In my 1st quarter newsletter main article, I made a reference to reactionary cost-cutting and how it can hurt your business more than help it. And in this blog post, I wanted to explore that statement a little further. When I talk about cost-cutting, I tend to lump it into two categories: researched vs. reactionary. To me, researched cost-cutting is where you have evaluated your systems and processes, or your marketing or some other part of your business, and based on that evaluation, you have figured out that certain things that cost you money are either not necessary and can be cut or they don’t have enough of a positive ROI to be worth continuing. It could be that you are tracking your leads and bookings and figure out that a certain marketing vehicle is not working, or you are reviewing your systems and processes and notice that something isn’t necessary or important to your ideal client. These are situations where you have evaluated and figured out that the cost-cutting will save your business money without hurting future income potential.
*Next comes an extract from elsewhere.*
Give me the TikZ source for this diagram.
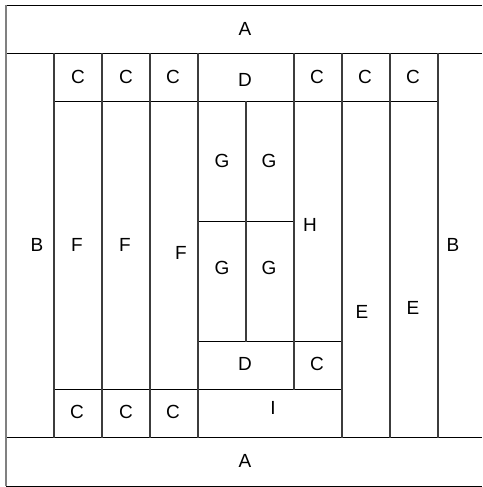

On the other hand, reactionary cost-cutting is when you cut costs on things you shouldn’t, and because you feel you need to save money now or in the very near future. I have seen way too often where a business owner realizes they are falling short in near-term bookings and reacts almost immediately by going into cost-cutting mode. And don’t get me wrong, it is a natural business response, but it is one that usually is not the best decision. Let’s look at a simple example – Disco Donnie the DJ just had two cancellations and was already lower than normal on bookings for the next few months, so he reacts, and to save money he tells his setup assistant that he is not going to need him for the next few months. The problem is that Disco Donnie has a lot going on in his life and a few of his upcoming booked jobs will be tight on setup time (even if he had help from an assistant). In this example, Disco Donnie will get through the few slower months and will have saved a little bit of money, but it is also possible that he may receive a few not-so-great reviews and will lose some referral business due to not being able to be set up in time and therefore not delivering on everything he promised his clients.
Don’t get me wrong, there are times when you should cut costs, and there are times when you have to cut costs, but the goal is that in the long run, the cost-cutting you do helps your business, not hurts it.